Extract the first line of the entries below and every line after it up to the one containing "const boundaryRe = [155, 179, 211, 247, 300]", both kept. Pictures are excluded.

-- begin Stored rows --

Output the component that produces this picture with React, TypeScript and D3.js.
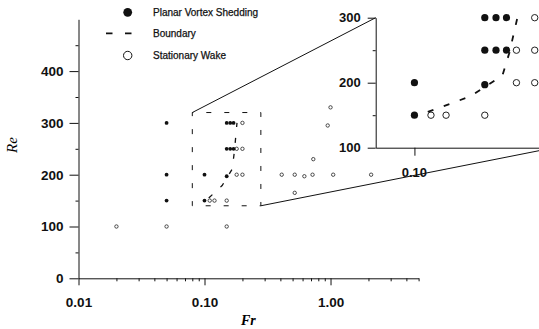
import React, { useEffect, useRef } from 'react'
import * as d3 from 'd3'

// Planar vortex shedding (filled)
const planarFr = [0.05, 0.05, 0.05, 0.1, 0.1, 0.15, 0.15, 0.16, 0.17, 0.15, 0.16, 0.17]
const planarRe = [150, 200, 300, 150, 200, 197, 250, 250, 250, 300, 300, 300]

// Stationary wake (open)
const wakeFr = [0.02, 0.05, 0.15, 0.11, 0.12, 0.15, 0.18, 0.2, 0.18, 0.2, 0.2, 0.41, 0.52, 0.62, 0.72, 1.05, 2.1, 0.73, 0.95, 1.0, 0.52]
const wakeRe = [100, 100, 100, 150, 150, 150, 200, 200, 250, 250, 300, 200, 200, 197, 200, 200, 200, 230, 295, 330, 165]

// Boundary between regimes
const boundaryFr = [0.108, 0.138, 0.166, 0.173, 0.181]
const boundaryRe = [155, 179, 211, 247, 300]

// Main axes
const frDomain = [0.01, 5]
const reDomain = [0, 500]
const frMajor = [0.01, 0.1, 1]
const frMinor = [0.02, 0.03, 0.04, 0.05, 0.06, 0.07, 0.08, 0.09, 0.2, 0.3, 0.4, 0.5, 0.6, 0.7, 0.8, 0.9, 2, 3, 4, 5]
const reMajor = [0, 100, 200, 300, 400]
const reMinor = [50, 150, 250, 350, 450]

// Zoomed region (inset)
const zoomFr = [0.08, 0.28]
const zoomRe = [140, 320]
const insetFrDomain = [0.08, 0.205]
const insetReDomain = [100, 300]
const insetFrTicks = [0.1]
const insetReMajor = [100, 200, 300]
const insetReMinor = [150, 250]

const legendItems = ['Planar Vortex Shedding', 'Boundary', 'Stationary Wake']

const W = 539
const H = 329

export default function App() {
  const svgRef = useRef<SVGSVGElement>(null)

  useEffect(() => {
    const svg = d3.select(svgRef.current)
    svg.selectAll('*').remove()

    const tickFont = '"Liberation Sans", Arial, sans-serif'

    const x = d3.scaleLog().domain(frDomain).range([78.5, 418.6])
    const y = d3.scaleLinear().domain(reDomain).range([278.3, 19.3])
    const xi = d3.scaleLog().domain(insetFrDomain).range([375.7, 539])
    const yi = d3.scaleLinear().domain(insetReDomain).range([147.7, 17.7])

    const planar = planarFr.map((f, i) => ({ fr: f, re: planarRe[i] }))
    const wake = wakeFr.map((f, i) => ({ fr: f, re: wakeRe[i] }))
    const boundary = boundaryFr.map((f, i) => ({ fr: f, re: boundaryRe[i] }))

    const styleAxis = (g, size) => {
      g.selectAll('path').attr('stroke', '#111').attr('stroke-width', 1)
      g.selectAll('line').attr('stroke', '#111').attr('stroke-width', 1)
      g.selectAll('text')
        .attr('fill', '#111')
        .style('font-family', tickFont)
        .style('font-weight', 'bold')
        .style('font-size', size + 'px')
    }

    // main x axis
    const gx = svg.append('g').attr('transform', `translate(0,${y(0)})`)
    gx.call(d3.axisBottom(x).tickValues(frMajor).tickSize(7).tickSizeOuter(0).tickPadding(12)
      .tickFormat(d3.format('.2f')))
    styleAxis(gx, 13.5)
    const gxm = svg.append('g').attr('transform', `translate(0,${y(0)})`)
    gxm.call(d3.axisBottom(x).tickValues(frMinor).tickSize(3).tickFormat(() => ''))
    gxm.select('.domain').remove()
    styleAxis(gxm, 10)

    // main y axis
    const gy = svg.append('g').attr('transform', `translate(${x(0.01)},0)`)
    gy.call(d3.axisLeft(y).tickValues(reMajor).tickSize(9).tickSizeOuter(0).tickPadding(6))
    styleAxis(gy, 13.5)
    const gym = svg.append('g').attr('transform', `translate(${x(0.01)},0)`)
    gym.call(d3.axisLeft(y).tickValues(reMinor).tickSize(3).tickFormat(() => ''))
    gym.select('.domain').remove()
    styleAxis(gym, 10)

    // axis titles
    svg.append('text')
      .attr('transform', 'translate(17,145) rotate(-90)')
      .attr('text-anchor', 'middle')
      .style('font-family', '"Liberation Serif", "Times New Roman", serif')
      .style('font-style', 'italic')
      .style('font-size', '15px')
      .text('Re')
    svg.append('text')
      .attr('x', 241)
      .attr('y', 325)
      .style('font-family', '"Liberation Serif", "Times New Roman", serif')
      .style('font-style', 'italic')
      .style('font-weight', 'bold')
      .style('font-size', '14px')
      .text('Fr')

    // main data
    svg.append('g').selectAll('circle')
      .data(wake)
      .enter().append('circle')
      .attr('cx', d => x(d.fr))
      .attr('cy', d => y(d.re))
      .attr('r', 1.7)
      .attr('fill', 'white')
      .attr('stroke', '#222')
      .attr('stroke-width', 0.8)
    svg.append('g').selectAll('circle')
      .data(planar)
      .enter().append('circle')
      .attr('cx', d => x(d.fr))
      .attr('cy', d => y(d.re))
      .attr('r', 1.9)
      .attr('fill', '#111')

    svg.append('path')
      .datum(boundary)
      .attr('d', d3.line().x(d => x(d.fr)).y(d => y(d.re)))
      .attr('fill', 'none')
      .attr('stroke', '#111')
      .attr('stroke-width', 1.3)
      .attr('stroke-dasharray', '5 11')

    // zoom rectangle and connector lines
    svg.append('rect')
      .attr('x', x(zoomFr[0]))
      .attr('y', y(zoomRe[1]))
      .attr('width', x(zoomFr[1]) - x(zoomFr[0]))
      .attr('height', y(zoomRe[0]) - y(zoomRe[1]))
      .attr('fill', 'none')
      .attr('stroke', '#111')
      .attr('stroke-width', 1)
      .attr('stroke-dasharray', '5 13')
      .attr('stroke-dashoffset', -14)
    svg.append('line')
      .attr('x1', x(zoomFr[0])).attr('y1', y(zoomRe[1]))
      .attr('x2', xi(insetFrDomain[0])).attr('y2', yi(insetReDomain[1]))
      .attr('stroke', '#111').attr('stroke-width', 1)
    svg.append('line')
      .attr('x1', x(zoomFr[1])).attr('y1', y(zoomRe[0]))
      .attr('x2', xi(insetFrDomain[1])).attr('y2', yi(insetReDomain[0]) + 3)
      .attr('stroke', '#111').attr('stroke-width', 1)

    // inset axes
    const gix = svg.append('g').attr('transform', `translate(0,${yi(100)})`)
    gix.call(d3.axisBottom(xi).tickValues(insetFrTicks).tickSize(8).tickSizeOuter(0).tickPadding(12)
      .tickFormat(d3.format('.2f')))
    styleAxis(gix, 13)
    gix.selectAll('text').attr('fill', 'none')
    // label sits on top of the connector line
    svg.append('text')
      .attr('x', xi(0.1))
      .attr('y', 177)
      .attr('text-anchor', 'middle')
      .style('font-family', tickFont)
      .style('font-weight', 'bold')
      .style('font-size', '13px')
      .attr('fill', '#111')
      .text('0.10')

    const giy = svg.append('g').attr('transform', `translate(${xi(insetFrDomain[0])},0)`)
    giy.call(d3.axisLeft(yi).tickValues(insetReMajor).tickSize(8).tickSizeOuter(0).tickPadding(7))
    styleAxis(giy, 13)
    const giym = svg.append('g').attr('transform', `translate(${xi(insetFrDomain[0])},0)`)
    giym.call(d3.axisLeft(yi).tickValues(insetReMinor).tickSize(3).tickFormat(() => ''))
    giym.select('.domain').remove()
    styleAxis(giym, 10)

    const inInset = d => d.fr >= insetFrDomain[0] && d.fr <= insetFrDomain[1] && d.re > insetReDomain[0] && d.re <= insetReDomain[1]

    svg.append('path')
      .datum(boundary)
      .attr('d', d3.line().x(d => xi(d.fr)).y(d => yi(d.re)))
      .attr('fill', 'none')
      .attr('stroke', '#111')
      .attr('stroke-width', 1.8)
      .attr('stroke-dasharray', '6 11')

    svg.append('g').selectAll('circle')
      .data(wake.filter(inInset))
      .enter().append('circle')
      .attr('cx', d => xi(d.fr))
      .attr('cy', d => yi(d.re))
      .attr('r', 3.2)
      .attr('fill', 'white')
      .attr('stroke', '#222')
      .attr('stroke-width', 1)
    svg.append('g').selectAll('circle')
      .data(planar.filter(inInset))
      .enter().append('circle')
      .attr('cx', d => xi(d.fr))
      .attr('cy', d => yi(d.re))
      .attr('r', 3.6)
      .attr('fill', '#111')

    // legend
    const legend = svg.append('g').attr('class', 'legend')
    const ly = [12.3, 33.3, 55.5]
    legend.append('circle').attr('cx', 127.7).attr('cy', ly[0]).attr('r', 4.4).attr('fill', '#111')
    legend.append('line')
      .attr('x1', 106).attr('x2', 132).attr('y1', ly[1]).attr('y2', ly[1])
      .attr('stroke', '#111').attr('stroke-width', 1.8).attr('stroke-dasharray', '6.5 12.5')
    legend.append('circle').attr('cx', 127.7).attr('cy', ly[2]).attr('r', 4.2)
      .attr('fill', 'white').attr('stroke', '#111').attr('stroke-width', 1)
    legend.selectAll('text.item')
      .data(legendItems)
      .enter().append('text')
      .attr('class', 'item')
      .attr('x', 153)
      .attr('y', (d, i) => ly[i])
      .attr('dy', '0.35em')
      .style('font-family', tickFont)
      .style('font-size', '10px')
      .attr('fill', '#111')
      .attr('stroke', '#111')
      .attr('stroke-width', 0.25)
      .text(d => d)
  }, [])

  return (
    <div style={{ position: 'fixed', left: 0, top: 0 }}>
      <svg ref={svgRef} width={W} height={H} style={{ display: 'block', background: 'white' }} />
    </div>
  )
}
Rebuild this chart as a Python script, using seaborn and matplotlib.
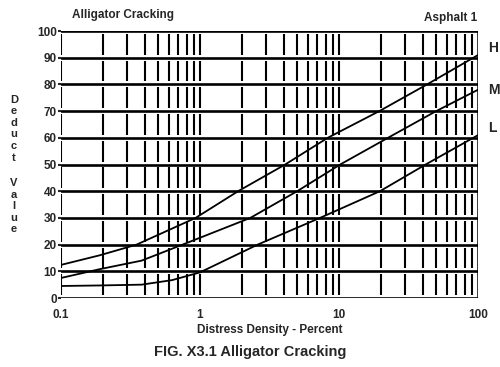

-- end Stored rows --

▶ Solution for this task
Output the component that produces this picture with React, TypeScript and D3.js.
import React, { useEffect, useRef } from 'react'
import * as d3 from 'd3'

// Planar vortex shedding (filled)
const planarFr = [0.05, 0.05, 0.05, 0.1, 0.1, 0.15, 0.15, 0.16, 0.17, 0.15, 0.16, 0.17]
const planarRe = [150, 200, 300, 150, 200, 197, 250, 250, 250, 300, 300, 300]

// Stationary wake (open)
const wakeFr = [0.02, 0.05, 0.15, 0.11, 0.12, 0.15, 0.18, 0.2, 0.18, 0.2, 0.2, 0.41, 0.52, 0.62, 0.72, 1.05, 2.1, 0.73, 0.95, 1.0, 0.52]
const wakeRe = [100, 100, 100, 150, 150, 150, 200, 200, 250, 250, 300, 200, 200, 197, 200, 200, 200, 230, 295, 330, 165]

// Boundary between regimes
const boundaryFr = [0.108, 0.138, 0.166, 0.173, 0.181]
const boundaryRe = [155, 179, 211, 247, 300]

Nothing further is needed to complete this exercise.